Set down the data below from its first line to the line holding "5.98, 5.79, 5.58]", inclusive; omit all pictures.

—————

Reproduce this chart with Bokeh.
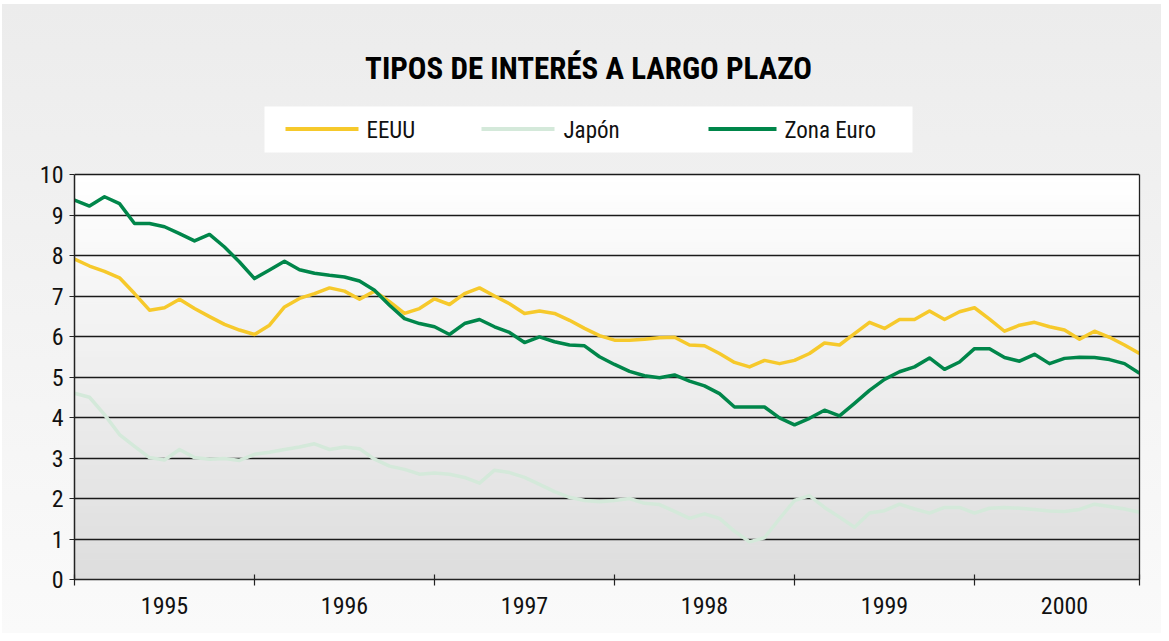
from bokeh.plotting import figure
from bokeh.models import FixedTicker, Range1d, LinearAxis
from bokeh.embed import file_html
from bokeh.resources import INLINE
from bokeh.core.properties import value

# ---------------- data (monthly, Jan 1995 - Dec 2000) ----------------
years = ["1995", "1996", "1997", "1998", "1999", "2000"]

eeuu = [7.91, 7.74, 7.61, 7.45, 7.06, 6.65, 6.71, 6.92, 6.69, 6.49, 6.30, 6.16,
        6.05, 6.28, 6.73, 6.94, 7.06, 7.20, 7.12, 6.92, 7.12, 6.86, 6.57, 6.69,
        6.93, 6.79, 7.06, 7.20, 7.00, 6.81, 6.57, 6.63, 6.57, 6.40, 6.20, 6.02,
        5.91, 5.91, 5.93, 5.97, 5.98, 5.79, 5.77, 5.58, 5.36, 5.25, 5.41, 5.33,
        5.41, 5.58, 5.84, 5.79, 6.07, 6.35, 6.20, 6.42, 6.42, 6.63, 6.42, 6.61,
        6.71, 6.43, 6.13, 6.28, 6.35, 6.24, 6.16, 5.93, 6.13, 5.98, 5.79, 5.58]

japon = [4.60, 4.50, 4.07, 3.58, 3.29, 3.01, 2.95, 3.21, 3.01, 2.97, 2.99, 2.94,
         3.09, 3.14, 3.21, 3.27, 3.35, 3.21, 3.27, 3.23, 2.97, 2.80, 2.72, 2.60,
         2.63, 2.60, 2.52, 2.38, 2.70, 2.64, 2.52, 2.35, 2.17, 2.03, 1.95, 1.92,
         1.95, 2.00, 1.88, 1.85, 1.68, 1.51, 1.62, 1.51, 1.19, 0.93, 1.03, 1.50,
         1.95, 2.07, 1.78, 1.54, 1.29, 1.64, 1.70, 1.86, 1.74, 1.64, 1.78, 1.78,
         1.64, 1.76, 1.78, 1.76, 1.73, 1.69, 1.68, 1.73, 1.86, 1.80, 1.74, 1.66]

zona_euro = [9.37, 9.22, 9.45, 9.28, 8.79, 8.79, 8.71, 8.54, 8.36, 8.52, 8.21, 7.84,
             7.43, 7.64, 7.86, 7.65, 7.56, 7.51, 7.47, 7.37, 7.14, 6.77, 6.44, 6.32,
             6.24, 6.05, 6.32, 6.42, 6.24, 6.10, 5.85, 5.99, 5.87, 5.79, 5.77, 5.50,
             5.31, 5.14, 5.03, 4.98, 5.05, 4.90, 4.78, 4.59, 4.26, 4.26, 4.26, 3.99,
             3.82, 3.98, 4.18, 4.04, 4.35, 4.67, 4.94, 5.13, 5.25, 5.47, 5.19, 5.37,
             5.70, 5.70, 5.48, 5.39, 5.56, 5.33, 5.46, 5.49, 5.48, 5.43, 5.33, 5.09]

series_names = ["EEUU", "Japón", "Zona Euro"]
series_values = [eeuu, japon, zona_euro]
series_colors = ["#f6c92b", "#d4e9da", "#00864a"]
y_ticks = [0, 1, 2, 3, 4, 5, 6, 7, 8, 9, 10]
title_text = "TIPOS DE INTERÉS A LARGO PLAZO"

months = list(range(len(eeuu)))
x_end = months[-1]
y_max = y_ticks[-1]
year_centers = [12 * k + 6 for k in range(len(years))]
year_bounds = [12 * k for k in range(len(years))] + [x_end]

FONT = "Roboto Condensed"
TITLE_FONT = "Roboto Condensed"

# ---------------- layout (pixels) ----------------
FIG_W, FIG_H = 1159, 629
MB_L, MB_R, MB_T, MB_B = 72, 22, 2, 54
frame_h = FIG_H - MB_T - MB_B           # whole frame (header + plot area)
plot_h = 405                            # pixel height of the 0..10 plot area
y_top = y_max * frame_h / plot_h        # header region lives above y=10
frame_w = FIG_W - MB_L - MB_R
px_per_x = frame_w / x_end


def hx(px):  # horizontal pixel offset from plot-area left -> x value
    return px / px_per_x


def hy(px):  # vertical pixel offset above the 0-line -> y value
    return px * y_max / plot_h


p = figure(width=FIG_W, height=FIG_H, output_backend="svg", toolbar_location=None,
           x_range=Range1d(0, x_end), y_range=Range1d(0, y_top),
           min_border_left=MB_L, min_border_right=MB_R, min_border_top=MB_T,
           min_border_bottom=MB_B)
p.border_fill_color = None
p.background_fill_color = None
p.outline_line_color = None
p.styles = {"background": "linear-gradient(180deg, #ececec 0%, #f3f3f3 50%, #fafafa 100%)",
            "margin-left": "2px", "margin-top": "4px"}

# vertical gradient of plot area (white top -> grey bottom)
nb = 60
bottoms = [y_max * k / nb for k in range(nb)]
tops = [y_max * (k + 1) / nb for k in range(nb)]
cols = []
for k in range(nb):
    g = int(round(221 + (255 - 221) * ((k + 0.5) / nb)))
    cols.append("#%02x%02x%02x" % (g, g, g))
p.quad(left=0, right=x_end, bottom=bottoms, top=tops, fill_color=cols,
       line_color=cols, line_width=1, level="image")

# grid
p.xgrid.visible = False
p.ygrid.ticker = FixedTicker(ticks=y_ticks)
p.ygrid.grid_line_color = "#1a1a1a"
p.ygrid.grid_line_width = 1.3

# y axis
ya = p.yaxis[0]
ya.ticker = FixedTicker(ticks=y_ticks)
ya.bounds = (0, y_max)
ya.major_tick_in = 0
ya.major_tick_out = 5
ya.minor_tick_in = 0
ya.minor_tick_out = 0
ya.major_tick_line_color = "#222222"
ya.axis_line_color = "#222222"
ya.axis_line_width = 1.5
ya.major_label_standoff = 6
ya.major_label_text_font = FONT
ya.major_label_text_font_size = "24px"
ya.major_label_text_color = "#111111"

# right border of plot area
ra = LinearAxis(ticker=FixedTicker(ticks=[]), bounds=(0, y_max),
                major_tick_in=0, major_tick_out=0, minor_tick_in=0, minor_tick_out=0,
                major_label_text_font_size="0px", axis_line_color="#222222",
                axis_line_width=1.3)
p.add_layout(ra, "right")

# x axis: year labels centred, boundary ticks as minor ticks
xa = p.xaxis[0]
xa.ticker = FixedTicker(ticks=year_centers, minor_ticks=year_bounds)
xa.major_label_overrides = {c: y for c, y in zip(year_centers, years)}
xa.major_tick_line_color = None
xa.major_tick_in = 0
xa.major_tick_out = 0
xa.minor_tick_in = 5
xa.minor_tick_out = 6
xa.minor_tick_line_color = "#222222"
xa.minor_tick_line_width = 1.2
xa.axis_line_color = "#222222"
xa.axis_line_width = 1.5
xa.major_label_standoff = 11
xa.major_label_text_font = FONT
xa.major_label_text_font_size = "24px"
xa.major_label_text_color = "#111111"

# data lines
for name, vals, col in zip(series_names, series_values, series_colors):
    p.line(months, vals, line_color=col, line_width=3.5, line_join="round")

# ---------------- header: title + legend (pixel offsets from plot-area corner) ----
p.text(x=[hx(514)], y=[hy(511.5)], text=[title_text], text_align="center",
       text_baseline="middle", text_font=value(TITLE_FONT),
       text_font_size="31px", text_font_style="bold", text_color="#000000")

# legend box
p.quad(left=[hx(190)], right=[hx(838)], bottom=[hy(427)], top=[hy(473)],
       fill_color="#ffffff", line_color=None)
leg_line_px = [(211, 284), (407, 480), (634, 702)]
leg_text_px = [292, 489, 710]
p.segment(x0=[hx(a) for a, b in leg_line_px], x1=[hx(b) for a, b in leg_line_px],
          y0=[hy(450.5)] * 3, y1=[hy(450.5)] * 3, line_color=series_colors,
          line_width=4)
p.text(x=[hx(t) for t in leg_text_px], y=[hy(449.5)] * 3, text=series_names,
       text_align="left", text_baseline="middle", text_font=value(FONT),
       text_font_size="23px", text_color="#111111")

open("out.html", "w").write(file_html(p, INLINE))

—————

• [EXERCISE OUTPUT]:
Reproduce this chart with Bokeh.
from bokeh.plotting import figure
from bokeh.models import FixedTicker, Range1d, LinearAxis
from bokeh.embed import file_html
from bokeh.resources import INLINE
from bokeh.core.properties import value

# ---------------- data (monthly, Jan 1995 - Dec 2000) ----------------
years = ["1995", "1996", "1997", "1998", "1999", "2000"]

eeuu = [7.91, 7.74, 7.61, 7.45, 7.06, 6.65, 6.71, 6.92, 6.69, 6.49, 6.30, 6.16,
        6.05, 6.28, 6.73, 6.94, 7.06, 7.20, 7.12, 6.92, 7.12, 6.86, 6.57, 6.69,
        6.93, 6.79, 7.06, 7.20, 7.00, 6.81, 6.57, 6.63, 6.57, 6.40, 6.20, 6.02,
        5.91, 5.91, 5.93, 5.97, 5.98, 5.79, 5.77, 5.58, 5.36, 5.25, 5.41, 5.33,
        5.41, 5.58, 5.84, 5.79, 6.07, 6.35, 6.20, 6.42, 6.42, 6.63, 6.42, 6.61,
        6.71, 6.43, 6.13, 6.28, 6.35, 6.24, 6.16, 5.93, 6.13, 5.98, 5.79, 5.58]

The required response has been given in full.